Autrement dit, il existe un chemin d’avenir pour la droite, si elle affirme enfin ses convictions. Sur tous les sujets. Ce que nous avons fait sur l’immigration, nous devrons le refaire sur la justice, la dépense publique ou l’éducation : à chaque fois, sur chaque texte, soumettons le macronisme à l’épreuve de vérité, à partir de nos convictions de droite. C’est la bonne méthode, celle qu’a choisie le groupe LR au Sénat. Celle qui grandit, aussi, la politique. Car nous avons été élus pour agir, non pour subir ! Face aux urgences, l’inaction n’est plus une option. Laissons aux démagogues la politique du verbe. Marine Le Pen peut bien voler au secours de la victoire de la droite : le RN n’est pour rien dans l’adoption de cette loi de fermeté sur l’immigration.
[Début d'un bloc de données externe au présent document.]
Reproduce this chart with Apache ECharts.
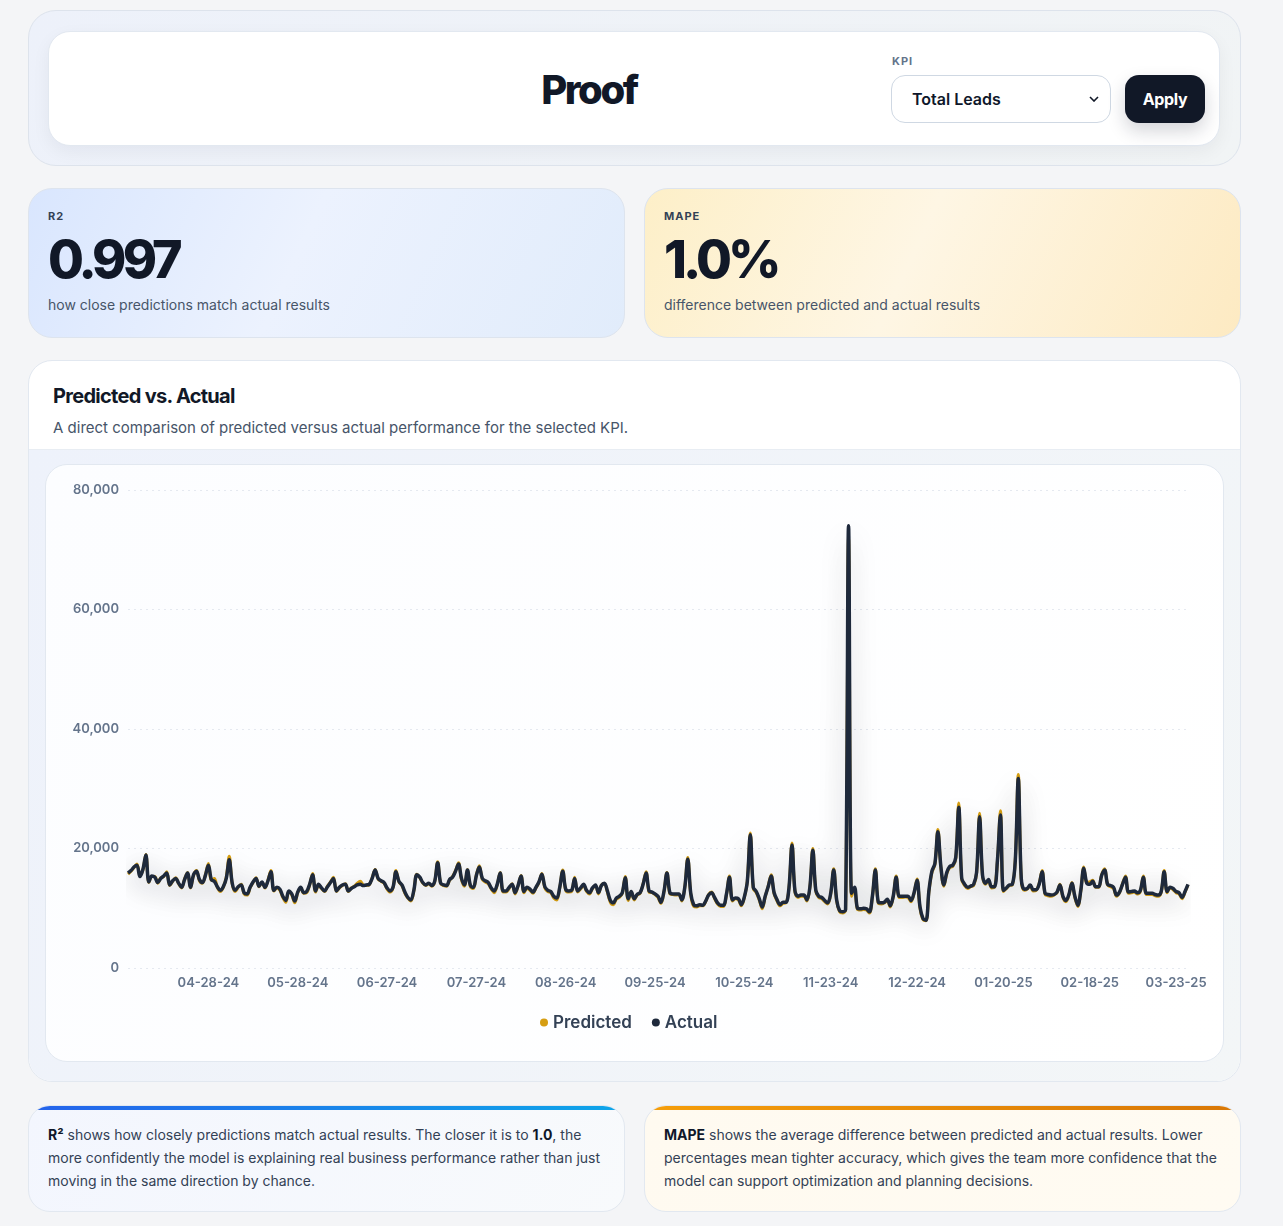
<!DOCTYPE html>
<html>
<head>
<meta charset="utf-8">
<title>Proof</title>
<script src="https://cdn.jsdelivr.net/npm/echarts@6/dist/echarts.min.js"></script>
<style>
* { box-sizing: border-box; }
body {
    margin: 0;
    background: #f4f5f7;
    font-family: Inter, "Noto Sans", sans-serif;
    color: #0f172a;
}
.page {
    width: 1213px;
    margin-left: 28px;
    padding-top: 10px;
}
.hero {
    height: 156px;
    border: 1px solid #dde3ec;
    border-radius: 28px;
    background: linear-gradient(120deg, #edf1fa, #f1f4f5);
    padding: 20px 20px 19px 19px;
}
.hero-inner {
    position: relative;
    height: 115px;
    background: #fff;
    border: 1px solid #e2e8f0;
    border-radius: 22px;
    box-shadow: 0 6px 18px rgba(15, 23, 42, 0.05);
}
.hero h1 {
    position: absolute;
    left: 0;
    width: 1080px;
    top: 38px;
    margin: 0;
    text-align: center;
    font-size: 40px;
    line-height: 40px;
    font-weight: 800;
    letter-spacing: -0.06em;
    color: #111827;
}
.kpi-label {
    position: absolute;
    left: 843px;
    top: 22px;
    font-size: 11px;
    font-weight: 700;
    letter-spacing: 1px;
    color: #64748b;
}
.hero select {
    position: absolute;
    left: 842px;
    top: 43px;
    width: 220px;
    height: 48px;
    border: 1px solid #cfd8e3;
    border-radius: 14px;
    background: #fff url("data:image/svg+xml;utf8,<svg xmlns='http://www.w3.org/2000/svg' width='10' height='6'><path d='M1 1l4 4 4-4' fill='none' stroke='%23111827' stroke-width='1.6'/></svg>") no-repeat right 11px center;
    -webkit-appearance: none;
    appearance: none;
    padding-left: 20px;
    font-family: Inter, sans-serif;
    font-size: 16px;
    font-weight: 600;
    color: #0f172a;
}
.hero button {
    position: absolute;
    left: 1076px;
    top: 43px;
    width: 80px;
    height: 48px;
    border: 0;
    border-radius: 14px;
    background: #111827;
    color: #fff;
    font-family: Inter, sans-serif;
    font-size: 16px;
    font-weight: 700;
    letter-spacing: -0.02em;
    box-shadow: 0 8px 18px rgba(15, 23, 42, 0.18);
}
.row {
    display: flex;
    gap: 19px;
}
.kpi {
    flex: 1;
    height: 150px;
    margin-top: 22px;
    border: 1px solid #dde4ee;
    border-radius: 24px;
    padding: 20px 19px 0 19px;
}
.kpi.blue { background: linear-gradient(115deg, #d9e6fe 0%, #ecf2fe 45%, #e1ecfb 100%); }
.kpi.gold { background: linear-gradient(115deg, #fdefc8 0%, #fef6e4 45%, #fdeac2 100%); }
.kpi .lab {
    font-size: 11px;
    line-height: 14px;
    font-weight: 700;
    letter-spacing: 1px;
    color: #334155;
}
.kpi .val {
    margin-top: 10px;
    font-size: 52px;
    line-height: 54px;
    font-weight: 800;
    letter-spacing: -0.075em;
    color: #111827;
}
.kpi .sub {
    margin-top: 8px;
    font-size: 14px;
    line-height: 20px;
    color: #475569;
}
.chart-card {
    height: 722px;
    margin-top: 22px;
    background: #fff;
    border: 1px solid #e2e8f0;
    border-radius: 24px;
    overflow: hidden;
}
.chart-head {
    height: 89px;
    padding: 23px 24px 0 24px;
    border-bottom: 1px solid #e8edf3;
}
.chart-head h2 {
    margin: 0;
    font-size: 20px;
    line-height: 24px;
    font-weight: 700;
    letter-spacing: -0.035em;
    color: #111827;
}
.chart-head p {
    margin: 10px 0 0 0;
    font-size: 15px;
    line-height: 20px;
    color: #475569;
}
.chart-body {
    height: 632px;
    padding: 14px 16px 0 16px;
    background: linear-gradient(120deg, #eef2fb, #f3f6f7);
}
#main {
    width: 1179px;
    height: 598px;
    border: 1px solid #e2e8f0;
    border-radius: 22px;
    background: linear-gradient(120deg, #fcfdff, #ffffff);
    overflow: hidden;
}
.note {
    position: relative;
    flex: 1;
    height: 107px;
    margin-top: 23px;
    border: 1px solid #e2e8f0;
    border-radius: 22px;
    overflow: hidden;
    padding: 17px 20px 0 19px;
    font-size: 14px;
    line-height: 23px;
    color: #334155;
}
.note::before {
    content: "";
    position: absolute;
    left: 0; right: 0; top: 0;
    height: 4px;
}
.note.blue { background: linear-gradient(120deg, #f3f6fe, #f8fafc); }
.note.blue::before { background: linear-gradient(90deg, #2563eb, #0ea5e9); }
.note.gold { background: linear-gradient(120deg, #fffaf0, #fffbf2); }
.note.gold::before { background: linear-gradient(90deg, #f59e0b, #d97706); }
.note b { color: #0f172a; font-weight: 700; }
</style>
</head>
<body>
<div class="page">
    <div class="hero">
        <div class="hero-inner">
            <h1>Proof</h1>
            <div class="kpi-label">KPI</div>
            <select><option>Total Leads</option></select>
            <button>Apply</button>
        </div>
    </div>

    <div class="row">
        <div class="kpi blue">
            <div class="lab">R2</div>
            <div class="val">0.997</div>
            <div class="sub">how close predictions match actual results</div>
        </div>
        <div class="kpi gold">
            <div class="lab">MAPE</div>
            <div class="val">1.0%</div>
            <div class="sub">difference between predicted and actual results</div>
        </div>
    </div>

    <div class="chart-card">
        <div class="chart-head">
            <h2>Predicted vs. Actual</h2>
            <p>A direct comparison of predicted versus actual performance for the selected KPI.</p>
        </div>
        <div class="chart-body">
            <div id="main"></div>
        </div>
    </div>

    <div class="row">
        <div class="note blue">
            <b>R²</b> shows how closely predictions match actual results. The closer it is to <b>1.0</b>, the more confidently the model is explaining real business performance rather than just moving in the same direction by chance.
        </div>
        <div class="note gold">
            <b>MAPE</b> shows the average difference between predicted and actual results. Lower percentages mean tighter accuracy, which gives the team more confidence that the model can support optimization and planning decisions.
        </div>
    </div>
</div>

<script>
// daily series, first day 04-01-24, a few days missing in the data
const skippedDates = ['02-25-25', '03-04-25', '03-11-25', '03-18-25']
const xTickLabels = ['04-28-24', '05-28-24', '06-27-24', '07-27-24', '08-26-24', '09-25-24',
    '10-25-24', '11-23-24', '12-22-24', '01-20-25', '02-18-25', '03-23-25']

const actual = [
    15900, 16300, 16900, 17200, 15300, 16500, 18900, 14400, 15400, 15200,
    14300, 15000, 15400, 15900, 13900, 14600, 15000, 14200, 13500, 14800,
    15900, 13500, 15600, 16200, 14800, 14300, 15500, 17200, 14800, 14500,
    13600, 13000, 13600, 15000, 18100, 14200, 13000, 13600, 13900, 12600,
    12400, 13500, 14400, 15000, 13700, 14400, 13500, 14600, 16100, 13000,
    13500, 13200, 12000, 11300, 12900, 12400, 11200, 12700, 13500, 12600,
    12800, 14000, 15600, 12900, 14000, 13400, 12900, 13600, 14300, 15000,
    12900, 13500, 13900, 14000, 12900, 13300, 13600, 13900, 14000, 13800,
    13900, 14000, 15000, 16400, 15000, 14600, 14300, 13400, 12900, 13500,
    16100, 14500, 13900, 12700, 11800, 11400, 13000, 15600, 15200, 14300,
    13900, 14200, 13800, 14500, 17600, 14200, 13900, 13800, 14800, 15200,
    16200, 17400, 15000, 13900, 16400, 13800, 13500, 15500, 16900, 15000,
    14600, 14300, 13400, 12900, 14000, 15900, 12900, 12900, 13500, 14000,
    12600, 13800, 15400, 12800, 13500, 13200, 12700, 13500, 14400, 15700,
    13600, 13000, 12800, 12000, 11700, 13500, 16200, 13200, 12900, 13000,
    15000, 12900, 13400, 14000, 13000, 12600, 13400, 13900, 12600, 13800,
    14200, 12900, 11300, 10900, 11700, 12000, 12600, 15100, 11600, 12800,
    11600, 12300, 12600, 14000, 15900, 12900, 12700, 12400, 12000, 11000,
    12800, 15900, 12600, 12400, 12400, 12400, 11400, 13500, 18200, 12500,
    10600, 10400, 10600, 10500, 11200, 12200, 12600, 11800, 10900, 10500,
    10500, 12400, 15200, 11400, 11700, 11600, 10600, 11900, 14500, 22300,
    13500, 12800, 11600, 10200, 12000, 13600, 15400, 12600, 11400, 10600,
    11000, 11000, 13500, 20600, 12900, 12000, 12200, 12200, 11400, 13500,
    19700, 13000, 12000, 11800, 11300, 10900, 12500, 16400, 11400, 9600,
    9400, 9800, 74000, 12500, 13500, 10000, 9900, 10000, 9900, 9400,
    12000, 16400, 11000, 10900, 11000, 11500, 10400, 12000, 15200, 12000,
    12000, 12000, 12000, 11300, 12600, 14700, 10200, 8300, 8000, 13000,
    16200, 17500, 22800, 17000, 13900, 16000, 17000, 17200, 18500, 26900,
    15000, 14000, 13500, 13700, 14000, 16000, 25300, 15500, 14200, 14800,
    13600, 13600, 18000, 25600, 13000, 13400, 13900, 14000, 18000, 31700,
    15000, 13200, 13300, 13900, 13100, 13100, 14000, 16100, 12500, 12300,
    12200, 12300, 12700, 13900, 12000, 11300, 12300, 14200, 12000, 10500,
    13000, 16700, 14200, 14000, 14500, 13600, 13600, 15500, 16400, 14000,
    13800, 13500, 12200, 12700, 14000, 15200, 12700, 12800, 12900, 12600,
    13000, 15200, 12500, 12500, 12500, 12300, 12200, 12800, 16100, 12800,
    13500, 13300, 12800, 12600, 11800, 12800, 14000
]

const predicted = [
    15700, 16200, 16800, 17400, 15500, 16400, 19000, 14300, 15300, 15300,
    14200, 15100, 15300, 16100, 13800, 14500, 15100, 14100, 13400, 14900,
    16000, 13400, 15500, 16300, 14600, 14200, 15600, 17500, 14700, 15000,
    13500, 12800, 13500, 15200, 18700, 14100, 12800, 13500, 14000, 12400,
    12200, 13400, 14300, 15100, 13600, 14300, 13400, 14700, 16300, 12900,
    13400, 13000, 11800, 11000, 12800, 12200, 10900, 12600, 13400, 12500,
    12600, 13900, 15800, 12700, 13900, 13300, 12800, 13700, 14400, 15200,
    12800, 13400, 13800, 14100, 12800, 13400, 13700, 14200, 14500, 13900,
    13800, 13900, 15100, 16500, 14900, 14500, 14200, 13200, 12700, 13400,
    16300, 14400, 13800, 12500, 11700, 11200, 12900, 15700, 15100, 14200,
    13800, 14100, 13700, 14400, 17800, 14100, 13800, 13700, 14700, 15300,
    16300, 17600, 14800, 13700, 16500, 13600, 13300, 15600, 17100, 14800,
    14400, 14100, 13200, 12600, 13900, 16000, 12700, 12700, 13300, 14100,
    12400, 13700, 15500, 12600, 13300, 13000, 12500, 13400, 14300, 15800,
    13400, 12800, 12600, 11700, 11400, 13400, 16400, 13000, 12700, 12800,
    15200, 12700, 13200, 13900, 12800, 12400, 13300, 13800, 12400, 13900,
    14100, 12700, 11000, 10600, 11500, 11800, 12500, 15300, 11300, 12700,
    11400, 12200, 12500, 14100, 16100, 12700, 12600, 12300, 11800, 10800,
    12700, 16000, 12400, 12300, 12200, 12300, 11200, 13500, 18500, 12300,
    10300, 10200, 10400, 10400, 11100, 12300, 12700, 11600, 10700, 10300,
    10300, 12300, 15400, 11200, 11600, 11400, 10400, 11800, 14600, 22600,
    13300, 12600, 11400, 9900, 11900, 13700, 15600, 12400, 11200, 10400,
    10800, 10900, 13400, 20900, 12700, 11800, 12000, 12000, 11200, 13400,
    20000, 12800, 11800, 11600, 11100, 10700, 12400, 16600, 11200, 9400,
    9200, 9700, 72000, 12000, 13300, 9800, 9700, 9800, 9700, 9200,
    11900, 16600, 10800, 10700, 10900, 11300, 10200, 11900, 15400, 11800,
    11800, 11900, 11800, 11100, 12500, 14900, 10000, 8100, 7900, 12800,
    16000, 17300, 23200, 16800, 13700, 15800, 16800, 17000, 18300, 27600,
    14800, 13800, 13300, 13600, 13800, 15900, 25900, 15300, 14000, 14700,
    13400, 13500, 17900, 26300, 12800, 13300, 13800, 13900, 18100, 32400,
    14800, 13000, 13200, 13800, 12900, 13000, 14100, 16300, 12300, 12100,
    12000, 12200, 12600, 14000, 11800, 11100, 12200, 14300, 11800, 10300,
    12900, 16900, 14300, 14400, 14700, 13500, 13500, 15600, 16600, 13900,
    13600, 13300, 12000, 12600, 14100, 15400, 12500, 12600, 12700, 12400,
    12800, 15400, 12300, 12300, 12300, 12100, 12000, 12700, 16300, 12600,
    13400, 13100, 12600, 12400, 11600, 12700, 13900
]

// build date labels MM-DD-YY
function fmt(d) {
    const p = n => String(n).padStart(2, '0')
    return p(d.getMonth() + 1) + '-' + p(d.getDate()) + '-' + p(d.getFullYear() % 100)
}
const dates = []
const day = new Date(2024, 3, 1)
while (dates.length < actual.length) {
    const s = fmt(day)
    if (!skippedDates.includes(s)) dates.push(s)
    day.setDate(day.getDate() + 1)
}

const myChart = echarts.init(document.getElementById('main'))

const lineShadow = {
    shadowColor: 'rgba(15, 23, 42, 0.16)',
    shadowBlur: 28,
    shadowOffsetY: 8
}

const option = {
    animation: false,
    textStyle: { fontFamily: 'Inter' },
    grid: { left: 82, right: 35, top: 25, bottom: 93 },
    legend: {
        top: 544,
        left: 489,
        icon: 'circle',
        itemWidth: 8,
        itemHeight: 8,
        itemGap: 20,
        textStyle: { fontSize: 17, fontWeight: 600, color: '#334155', fontFamily: 'Inter' },
        data: ['Predicted', 'Actual']
    },
    tooltip: { trigger: 'axis' },
    xAxis: {
        type: 'category',
        boundaryGap: false,
        data: dates,
        axisLine: { show: false },
        axisTick: { show: false },
        axisLabel: {
            interval: (idx, val) => xTickLabels.includes(val),
            color: '#64748b',
            fontSize: 13,
            fontWeight: 600,
            margin: 9
        }
    },
    yAxis: {
        type: 'value',
        min: 0,
        max: 80000,
        interval: 20000,
        axisLine: { show: false },
        axisTick: { show: false },
        axisLabel: {
            formatter: v => v.toLocaleString('en-US'),
            color: '#64748b',
            fontSize: 13,
            fontWeight: 600,
            margin: 9
        },
        splitLine: { lineStyle: { color: '#e5e9f0', type: [2, 4] } }
    },
    series: [
        {
            name: 'Predicted',
            type: 'line',
            data: predicted,
            smooth: 0.35,
            symbol: 'none',
            color: '#d69e12',
            lineStyle: { width: 3, color: '#d69e12', ...lineShadow }
        },
        {
            name: 'Actual',
            type: 'line',
            data: actual,
            smooth: 0.35,
            symbol: 'none',
            color: '#1e293b',
            lineStyle: { width: 3.5, color: '#1e293b', ...lineShadow }
        }
    ]
}

myChart.setOption(option)
</script>
</body>
</html>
Ses élus avaient d’ailleurs voté contre, en première lecture au Sénat. Le temps est donc venu, pour la droite, de réaffirmer ses convictions. Au milieu de cette grande confusion qu’a créée le macronisme, tenons notre ligne, car, sinon, la politique ne tiendra plus rien : les citoyens, qui s’en détournent déjà, se tourneront vers les nouveaux prescripteurs d’opinion que sont les réseaux sociaux. Cela a commencé.
Voulons-nous une démocratie aux mains des influenceurs, une République d’instagrameurs ? Face au “tout se vaut” qu’a introduit le “en même temps”, montrons aux Français qu’il existe toujours, à droite, des hommes et des femmes politiques pour lesquels les idées, les loyautés, valent encore quelque chose.